Your copy of the material below should match it exactly, except that it holds no pictures.

Dataset excerpt:
++++

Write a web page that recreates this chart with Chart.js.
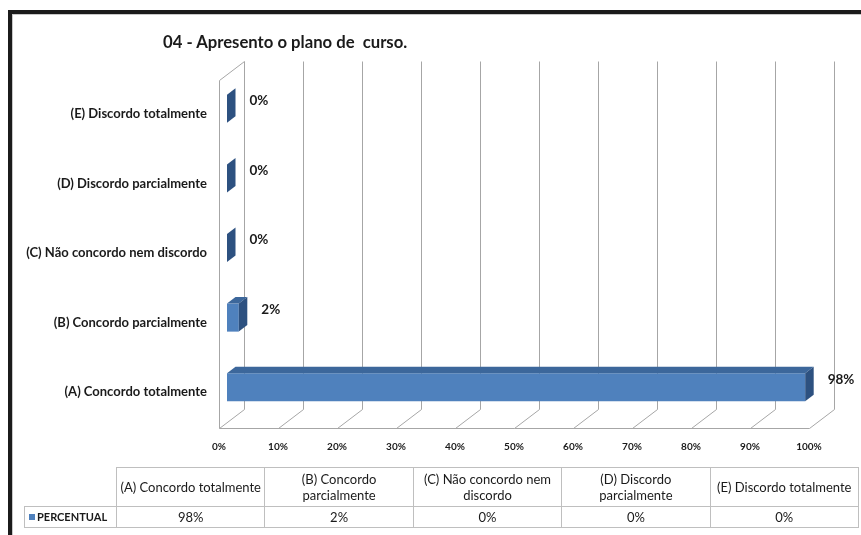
<!DOCTYPE html>
<html lang="pt">
<head>
<meta charset="utf-8">
<title>04 - Apresento o plano de curso.</title>
<script src="https://cdn.jsdelivr.net/npm/chart.js@4.4.1/dist/chart.umd.min.js"></script>
<style>
  html, body { margin: 0; padding: 0; background: #fff; }
  body { width: 861px; height: 535px; position: relative; overflow: hidden; font-family: Lato, 'Liberation Sans', sans-serif; color: #1a1a1a; }
  #frame { position: absolute; left: 8px; top: 10px; right: -10px; bottom: -10px; border-top: 4px solid #1b1b1b; border-left: 4px solid #1b1b1b; box-shadow: inset 1px 1px 0 #c8c8c8; }
  #chartBox { position: absolute; left: 0; top: 0; width: 861px; height: 535px; }
  #title { position: absolute; left: 163px; top: 32px; font-weight: bold; font-size: 16.7px; white-space: pre; }
  #dataTable { position: absolute; left: 24px; top: 467px; border-collapse: collapse; table-layout: fixed; font-size: 13px; color: #1a1a1a; }
  #dataTable td { border: 1px solid #bfbfbf; text-align: center; padding: 0 3px; line-height: 16px; }
  #dataTable tr.head td { height: 38px; }
  #dataTable tr.body td { height: 20px; }
  #dataTable td.corner { border-top: none; border-left: none; }
  #dataTable td.rowname { text-align: left; font-weight: bold; font-size: 11px; padding-left: 4px; }
  #dataTable .key { display: inline-block; width: 6px; height: 6px; background: #4f81bd; margin-right: 2px; vertical-align: 1px; }
</style>
</head>
<body>
<div id="chartBox"><canvas id="chart"></canvas></div>
<div id="title">04 - Apresento o plano de  curso.</div>
<table id="dataTable"></table>
<div id="frame"></div>

<script>
// dados do gráfico
const categorias = ['(A) Concordo totalmente', '(B) Concordo parcialmente', '(C) Não concordo nem discordo', '(D) Discordo parcialmente', '(E) Discordo totalmente'];
const percentual = [98, 2, 0, 0, 0];
const serieNome = 'PERCENTUAL';
const eixoX = [0, 10, 20, 30, 40, 50, 60, 70, 80, 90, 100];

// efeito 3D: paredes, piso, faces das barras e rótulos
const efeito3d = {
  id: 'efeito3d',
  beforeDatasetsDraw(chart, args, opts) {
    const { ctx, chartArea: a, scales: { x } } = chart;
    const f = opts.front, b = opts.back;
    const px = v => Math.round(x.getPixelForValue(v)) + 0.5;
    const yTopF = Math.round(a.top + f.dy) + 0.5, yBotF = Math.round(a.bottom + f.dy) + 0.5;
    const yTopB = Math.round(a.top + b.dy) + 0.5, yBotB = Math.round(a.bottom + b.dy) + 0.5;
    const fx = v => px(v) + Math.round(f.dx);
    const bx = v => px(v) + Math.round(b.dx);

    ctx.save();
    ctx.strokeStyle = opts.gridColor;
    ctx.lineWidth = 1;
    ctx.beginPath();
    x.ticks.forEach(t => {
      ctx.moveTo(bx(t.value), yTopB);
      ctx.lineTo(bx(t.value), yBotB);
      ctx.lineTo(fx(t.value), yBotF);
    });
    // piso (borda frontal)
    ctx.moveTo(fx(x.min), yBotF);
    ctx.lineTo(fx(x.max), yBotF);
    // parede esquerda
    ctx.moveTo(fx(x.min), yBotF);
    ctx.lineTo(fx(x.min), yTopF);
    ctx.lineTo(bx(x.min), yTopB);
    ctx.stroke();
    ctx.restore();
  },
  afterDatasetsDraw(chart, args, opts) {
    const { ctx } = chart;
    const d = opts.bar;
    const meta = chart.getDatasetMeta(0);
    ctx.save();
    meta.data.forEach((bar, i) => {
      const { x: xe, y: yc, base, height } = bar.getProps(['x', 'y', 'base', 'height'], true);
      const top = yc - height / 2, bot = yc + height / 2;
      // face superior
      ctx.fillStyle = opts.topColor;
      ctx.beginPath();
      ctx.moveTo(base, top);
      ctx.lineTo(base + d.dx, top + d.dy);
      ctx.lineTo(xe + d.dx, top + d.dy);
      ctx.lineTo(xe, top);
      ctx.closePath();
      ctx.fill();
      // face lateral
      ctx.fillStyle = opts.sideColor;
      ctx.beginPath();
      ctx.moveTo(xe, top);
      ctx.lineTo(xe + d.dx, top + d.dy);
      ctx.lineTo(xe + d.dx, bot + d.dy);
      ctx.lineTo(xe, bot);
      ctx.closePath();
      ctx.fill();
      // rótulo de valor
      ctx.fillStyle = '#1a1a1a';
      ctx.font = 'bold 13.5px Lato, sans-serif';
      ctx.textAlign = 'left';
      ctx.textBaseline = 'middle';
      ctx.fillText(percentual[i] + '%', xe + d.dx + opts.labelGap, yc + opts.labelDy);
    });
    ctx.restore();
  }
};

// tabela de dados
function montarTabela() {
  const tabela = document.getElementById('dataTable');
  const larguras = [92].concat(categorias.map(() => 148.4));
  let html = '<colgroup>' + larguras.map(w => `<col style="width:${w}px">`).join('') + '</colgroup>';
  html += '<tr class="head"><td class="corner"></td>' + categorias.map(c => `<td>${c}</td>`).join('') + '</tr>';
  html += `<tr class="body"><td class="rowname"><span class="key"></span>${serieNome}</td>` +
    percentual.map(v => `<td>${v}%</td>`).join('') + '</tr>';
  tabela.innerHTML = html;
}

montarTabela();

new Chart(document.getElementById('chart'), {
  type: 'bar',
  data: {
    labels: categorias,
    datasets: [{
      label: serieNome,
      data: percentual,
      backgroundColor: '#4f81bd',
      borderWidth: 0,
      barPercentage: 0.403,
      categoryPercentage: 1
    }]
  },
  options: {
    indexAxis: 'y',
    responsive: true,
    maintainAspectRatio: false,
    animation: false,
    layout: { padding: { left: 0, top: 74, right: 44, bottom: 0 } },
    plugins: {
      legend: { display: false },
      tooltip: { enabled: false },
      efeito3d: {
        front: { dx: -7.8, dy: 6 },
        back: { dx: 17, dy: -13 },
        bar: { dx: 8.5, dy: -6.5 },
        gridColor: '#a6a6a6',
        topColor: '#3c679b',
        sideColor: '#2d5180',
        labelGap: 14,
        labelDy: -8
      }
    },
    scales: {
      x: {
        min: eixoX[0],
        max: eixoX[eixoX.length - 1],
        afterBuildTicks: scale => { scale.ticks = eixoX.map(v => ({ value: v })); },
        afterFit: scale => { scale.height = 113; },
        grid: { display: false, drawTicks: false },
        border: { display: false },
        ticks: {
          padding: 19,
          labelOffset: -8,
          maxRotation: 0,
          autoSkip: false,
          color: '#1a1a1a',
          font: { family: 'Lato', size: 10, weight: 'bold' },
          callback: v => v + '%'
        }
      },
      y: {
        reverse: true,
        afterFit: scale => { scale.width = 227; },
        grid: { display: false, drawTicks: false },
        border: { display: false },
        ticks: {
          padding: 20,
          labelOffset: 5,
          color: '#1a1a1a',
          font: { family: 'Lato', size: 13, weight: 'bold' }
        }
      }
    }
  },
  plugins: [efeito3d]
});
</script>
</body>
</html>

++++

Exercise solution:
Write a web page that recreates this chart with Chart.js.
<!DOCTYPE html>
<html lang="pt">
<head>
<meta charset="utf-8">
<title>04 - Apresento o plano de curso.</title>
<script src="https://cdn.jsdelivr.net/npm/chart.js@4.4.1/dist/chart.umd.min.js"></script>
<style>
  html, body { margin: 0; padding: 0; background: #fff; }
  body { width: 861px; height: 535px; position: relative; overflow: hidden; font-family: Lato, 'Liberation Sans', sans-serif; color: #1a1a1a; }
  #frame { position: absolute; left: 8px; top: 10px; right: -10px; bottom: -10px; border-top: 4px solid #1b1b1b; border-left: 4px solid #1b1b1b; box-shadow: inset 1px 1px 0 #c8c8c8; }
  #chartBox { position: absolute; left: 0; top: 0; width: 861px; height: 535px; }
  #title { position: absolute; left: 163px; top: 32px; font-weight: bold; font-size: 16.7px; white-space: pre; }
  #dataTable { position: absolute; left: 24px; top: 467px; border-collapse: collapse; table-layout: fixed; font-size: 13px; color: #1a1a1a; }
  #dataTable td { border: 1px solid #bfbfbf; text-align: center; padding: 0 3px; line-height: 16px; }
  #dataTable tr.head td { height: 38px; }
  #dataTable tr.body td { height: 20px; }
  #dataTable td.corner { border-top: none; border-left: none; }
  #dataTable td.rowname { text-align: left; font-weight: bold; font-size: 11px; padding-left: 4px; }
  #dataTable .key { display: inline-block; width: 6px; height: 6px; background: #4f81bd; margin-right: 2px; vertical-align: 1px; }
</style>
</head>
<body>
<div id="chartBox"><canvas id="chart"></canvas></div>
<div id="title">04 - Apresento o plano de  curso.</div>
<table id="dataTable"></table>
<div id="frame"></div>

<script>
// dados do gráfico
const categorias = ['(A) Concordo totalmente', '(B) Concordo parcialmente', '(C) Não concordo nem discordo', '(D) Discordo parcialmente', '(E) Discordo totalmente'];
const percentual = [98, 2, 0, 0, 0];
const serieNome = 'PERCENTUAL';
const eixoX = [0, 10, 20, 30, 40, 50, 60, 70, 80, 90, 100];

// efeito 3D: paredes, piso, faces das barras e rótulos
const efeito3d = {
  id: 'efeito3d',
  beforeDatasetsDraw(chart, args, opts) {
    const { ctx, chartArea: a, scales: { x } } = chart;
    const f = opts.front, b = opts.back;
    const px = v => Math.round(x.getPixelForValue(v)) + 0.5;
    const yTopF = Math.round(a.top + f.dy) + 0.5, yBotF = Math.round(a.bottom + f.dy) + 0.5;
    const yTopB = Math.round(a.top + b.dy) + 0.5, yBotB = Math.round(a.bottom + b.dy) + 0.5;
    const fx = v => px(v) + Math.round(f.dx);
    const bx = v => px(v) + Math.round(b.dx);

    ctx.save();
    ctx.strokeStyle = opts.gridColor;
    ctx.lineWidth = 1;
    ctx.beginPath();
    x.ticks.forEach(t => {
      ctx.moveTo(bx(t.value), yTopB);
      ctx.lineTo(bx(t.value), yBotB);
      ctx.lineTo(fx(t.value), yBotF);
    });
    // piso (borda frontal)
    ctx.moveTo(fx(x.min), yBotF);
    ctx.lineTo(fx(x.max), yBotF);
    // parede esquerda
    ctx.moveTo(fx(x.min), yBotF);
    ctx.lineTo(fx(x.min), yTopF);
    ctx.lineTo(bx(x.min), yTopB);
    ctx.stroke();
    ctx.restore();
  },
  afterDatasetsDraw(chart, args, opts) {
    const { ctx } = chart;
    const d = opts.bar;
    const meta = chart.getDatasetMeta(0);
    ctx.save();
    meta.data.forEach((bar, i) => {
      const { x: xe, y: yc, base, height } = bar.getProps(['x', 'y', 'base', 'height'], true);
      const top = yc - height / 2, bot = yc + height / 2;
      // face superior
      ctx.fillStyle = opts.topColor;
      ctx.beginPath();
      ctx.moveTo(base, top);
      ctx.lineTo(base + d.dx, top + d.dy);
      ctx.lineTo(xe + d.dx, top + d.dy);
      ctx.lineTo(xe, top);
      ctx.closePath();
      ctx.fill();
      // face lateral
      ctx.fillStyle = opts.sideColor;
      ctx.beginPath();
      ctx.moveTo(xe, top);
      ctx.lineTo(xe + d.dx, top + d.dy);
      ctx.lineTo(xe + d.dx, bot + d.dy);
      ctx.lineTo(xe, bot);
      ctx.closePath();
      ctx.fill();
      // rótulo de valor
      ctx.fillStyle = '#1a1a1a';
      ctx.font = 'bold 13.5px Lato, sans-serif';
      ctx.textAlign = 'left';
      ctx.textBaseline = 'middle';
      ctx.fillText(percentual[i] + '%', xe + d.dx + opts.labelGap, yc + opts.labelDy);
    });
    ctx.restore();
  }
};

// tabela de dados
function montarTabela() {
  const tabela = document.getElementById('dataTable');
  const larguras = [92].concat(categorias.map(() => 148.4));
  let html = '<colgroup>' + larguras.map(w => `<col style="width:${w}px">`).join('') + '</colgroup>';
  html += '<tr class="head"><td class="corner"></td>' + categorias.map(c => `<td>${c}</td>`).join('') + '</tr>';
  html += `<tr class="body"><td class="rowname"><span class="key"></span>${serieNome}</td>` +
    percentual.map(v => `<td>${v}%</td>`).join('') + '</tr>';
  tabela.innerHTML = html;
}

montarTabela();

new Chart(document.getElementById('chart'), {
  type: 'bar',
  data: {
    labels: categorias,
    datasets: [{
      label: serieNome,
      data: percentual,
      backgroundColor: '#4f81bd',
      borderWidth: 0,
      barPercentage: 0.403,
      categoryPercentage: 1
    }]
  },
  options: {
    indexAxis: 'y',
    responsive: true,
    maintainAspectRatio: false,
    animation: false,
    layout: { padding: { left: 0, top: 74, right: 44, bottom: 0 } },
    plugins: {
      legend: { display: false },
      tooltip: { enabled: false },
      efeito3d: {
        front: { dx: -7.8, dy: 6 },
        back: { dx: 17, dy: -13 },
        bar: { dx: 8.5, dy: -6.5 },
        gridColor: '#a6a6a6',
        topColor: '#3c679b',
        sideColor: '#2d5180',
        labelGap: 14,
        labelDy: -8
      }
    },
    scales: {
      x: {
        min: eixoX[0],
        max: eixoX[eixoX.length - 1],
        afterBuildTicks: scale => { scale.ticks = eixoX.map(v => ({ value: v })); },
        afterFit: scale => { scale.height = 113; },
        grid: { display: false, drawTicks: false },
        border: { display: false },
        ticks: {
          padding: 19,
          labelOffset: -8,
          maxRotation: 0,
          autoSkip: false,
          color: '#1a1a1a',
          font: { family: 'Lato', size: 10, weight: 'bold' },
          callback: v => v + '%'
        }
      },
      y: {
        reverse: true,
        afterFit: scale => { scale.width = 227; },
        grid: { display: false, drawTicks: false },
        border: { display: false },
        ticks: {
          padding: 20,
          labelOffset: 5,
          color: '#1a1a1a',
          font: { family: 'Lato', size: 13, weight: 'bold' }
        }
      }
    }
  },
  plugins: [efeito3d]
});
</script>
</body>
</html>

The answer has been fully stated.